L’isolement malheureux dans lequel l’occupation israélienne maintient, sans qu’elle ne soit jamais montrée sauf à la toute fin, les membres de cette famille palestinienne, est admirablement concrétisé par le parti pris formel du film, qui enferme chacun(e) dans un cadre fixe. On sortira pourtant de cet enfermement de plusieurs façons également surprenantes : Georges, le mari garagiste à Ramallah, est embauché par une Américaine qui le trouve pittoresque — avec tout le paternalisme d’une telle attitude — pour tourner un film à Haïfa. Émerveillé, il découvre la mer : comme la plupart des Palestiniens des territoires occupés, il n’avait jamais pu sortir de cette prison à ciel ouvert. Pendant ce temps, la sœur enceinte prend enfin le temps d’écouter sa grand-mère lui raconter l’histoire traumatique d’un incident de sa petite enfance, seul souvenir encore vivant dans sa mémoire. Hicham, le frère exilé en Suède, feint d’être malade pour forcer ses parents à venir le voir et on les retrouve assis devant le chalet au bord d’un lac… Cette échappée dénouera leur situation. Tarek, le frère cadet, en route pour Jérusalem avec son amie Maïssa pour répéter leur pièce de théâtre, est arrêté par un barrage israélien et comme elle se dispute avec lui, ils se retrouvent tous les deux dans les locaux de l’armée israélienne, soumis à un interrogatoire kafkaïen.

La fin, d’une fantaisie merveilleuse, confirme la capacité de cette jeune cinéaste à insuffler de la poésie et de la vie à une situation dont elle a d’abord montré le désespérant blocage.
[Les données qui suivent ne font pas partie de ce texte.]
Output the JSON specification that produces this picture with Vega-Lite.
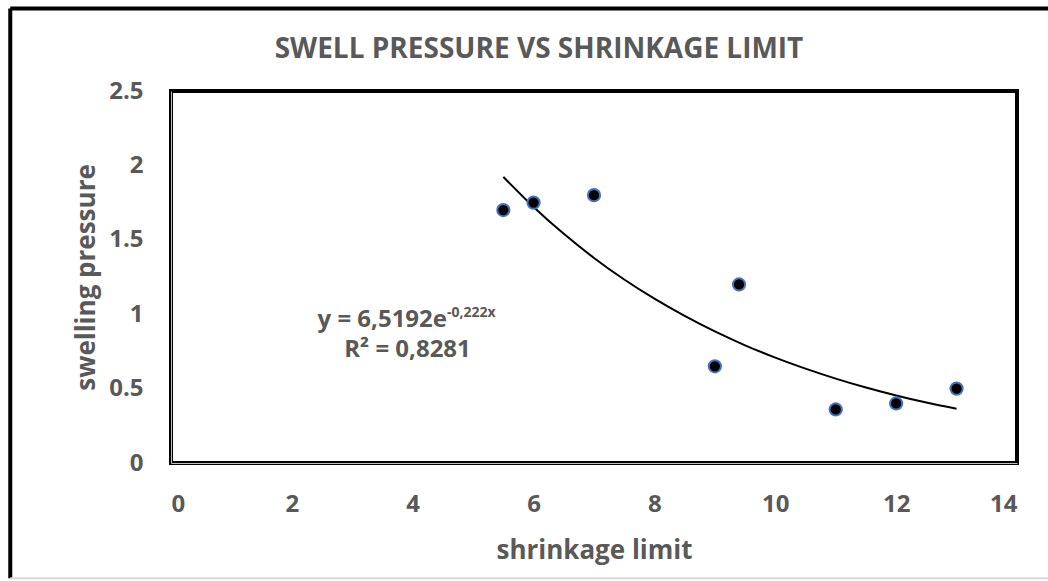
{
  "$schema": "https://vega.github.io/schema/vega-lite/v6.json",
  "width": 846,
  "height": 372,
  "autosize": {"type": "none"},
  "padding": {"left": 171, "top": 91, "right": 31, "bottom": 118},
  "background": "white",
  "config": {
    "view": {"stroke": "#000000", "strokeWidth": 4},
    "axis": {
      "labelFont": "Open Sans",
      "labelFontSize": 24,
      "labelFontWeight": "bold",
      "labelColor": "#595959",
      "titleFont": "Open Sans",
      "titleFontSize": 26,
      "titleFontWeight": "bold",
      "titleColor": "#595959",
      "grid": false,
      "ticks": false,
      "domain": true,
      "domainColor": "#BFBFBF",
      "domainWidth": 1
    }
  },
  "datasets": {
    "points": [
      {"shrinkage": 5.5, "swelling": 1.7},
      {"shrinkage": 6, "swelling": 1.75},
      {"shrinkage": 7, "swelling": 1.8},
      {"shrinkage": 9, "swelling": 0.65},
      {"shrinkage": 9.4, "swelling": 1.2},
      {"shrinkage": 11, "swelling": 0.36},
      {"shrinkage": 12, "swelling": 0.4},
      {"shrinkage": 13, "swelling": 0.5}
    ],
    "trend": [
      {"shrinkage": 5.5, "fit": 1.923},
      {"shrinkage": 6, "fit": 1.721},
      {"shrinkage": 6.5, "fit": 1.54},
      {"shrinkage": 7, "fit": 1.378},
      {"shrinkage": 7.5, "fit": 1.233},
      {"shrinkage": 8, "fit": 1.104},
      {"shrinkage": 8.5, "fit": 0.988},
      {"shrinkage": 9, "fit": 0.884},
      {"shrinkage": 9.5, "fit": 0.791},
      {"shrinkage": 10, "fit": 0.708},
      {"shrinkage": 10.5, "fit": 0.634},
      {"shrinkage": 11, "fit": 0.567},
      {"shrinkage": 11.5, "fit": 0.507},
      {"shrinkage": 12, "fit": 0.454},
      {"shrinkage": 12.5, "fit": 0.406},
      {"shrinkage": 13, "fit": 0.364}
    ]
  },
  "layer": [
    {
      "data": {"name": "trend"},
      "mark": {"type": "line", "color": "#000000", "strokeWidth": 2, "interpolate": "monotone"},
      "encoding": {
        "x": {"field": "shrinkage", "type": "quantitative"},
        "y": {"field": "fit", "type": "quantitative"}
      }
    },
    {
      "data": {"name": "points"},
      "mark": {"type": "point", "filled": true, "fill": "#000000", "stroke": "#4472C4", "strokeWidth": 2, "size": 150, "opacity": 1},
      "encoding": {
        "x": {
          "field": "shrinkage",
          "type": "quantitative",
          "scale": {"domain": [0, 14], "nice": false, "zero": false},
          "axis": {"values": [0, 2, 4, 6, 8, 10, 12, 14], "format": "~g", "labelPadding": 29, "title": "shrinkage limit", "titleY": 95, "titleBaseline": "alphabetic"}
        },
        "y": {
          "field": "swelling",
          "type": "quantitative",
          "scale": {"domain": [0, 2.5], "nice": false, "zero": false},
          "axis": {"values": [0, 0.5, 1, 1.5, 2, 2.5], "format": "~g", "labelPadding": 28, "title": "swelling pressure", "titleX": -77, "titleY": 186, "titleBaseline": "alphabetic", "titleAngle": -90}
        }
      }
    },
    {
      "data": {"values": [{}]},
      "mark": {"type": "text", "text": "SWELL PRESSURE VS SHRINKAGE LIMIT", "font": "Open Sans", "fontSize": 28, "fontWeight": "bold", "color": "#595959", "align": "center", "baseline": "alphabetic", "clip": false},
      "encoding": {"x": {"datum": 6.09}, "y": {"datum": 2.722}}
    },
    {
      "data": {"values": [{}]},
      "mark": {"type": "text", "text": "y = 6,5192e", "font": "Open Sans", "fontSize": 24, "fontWeight": "bold", "color": "#595959", "align": "right", "baseline": "alphabetic"},
      "encoding": {"x": {"datum": 4.567}, "y": {"datum": 0.914}}
    },
    {
      "data": {"values": [{}]},
      "mark": {"type": "text", "text": "-0,222x", "font": "Open Sans", "fontSize": 14, "fontWeight": "bold", "color": "#595959", "align": "left", "baseline": "alphabetic"},
      "encoding": {"x": {"datum": 4.567}, "y": {"datum": 0.981}}
    },
    {
      "data": {"values": [{}]},
      "mark": {"type": "text", "text": "R² = 0,8281", "font": "Open Sans", "fontSize": 24, "fontWeight": "bold", "color": "#595959", "align": "center", "baseline": "alphabetic"},
      "encoding": {"x": {"datum": 3.914}, "y": {"datum": 0.712}}
    },
    {
      "data": {"values": [{}]},
      "mark": {"type": "rule", "color": "#000000", "strokeWidth": 4, "clip": false},
      "encoding": {"x": {"datum": -2.66}, "y": {"datum": -0.775}, "y2": {"datum": 3.055}}
    },
    {
      "data": {"values": [{}]},
      "mark": {"type": "rule", "color": "#000000", "strokeWidth": 4, "clip": false},
      "encoding": {"y": {"datum": 3.055}, "x": {"datum": -2.66}, "x2": {"datum": 14.6}}
    },
    {
      "data": {"values": [{}]},
      "mark": {"type": "rule", "color": "#D9D9D9", "strokeWidth": 2, "clip": false},
      "encoding": {"y": {"datum": -0.775}, "x": {"datum": -2.66}, "x2": {"datum": 14.6}}
    }
  ]
}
La force de ce film est de montrer les effets délétères de l’occupation sur les aspects les plus intimes de la vie des Palestiniens, ce qu’évoque le titre Personal Affairs. Elle montre que là comme ailleurs, mais sans doute plus qu’ailleurs, ce qu’on appelle « la sphère privée » est traversée de part en part par le poids des déterminations sociales et politiques.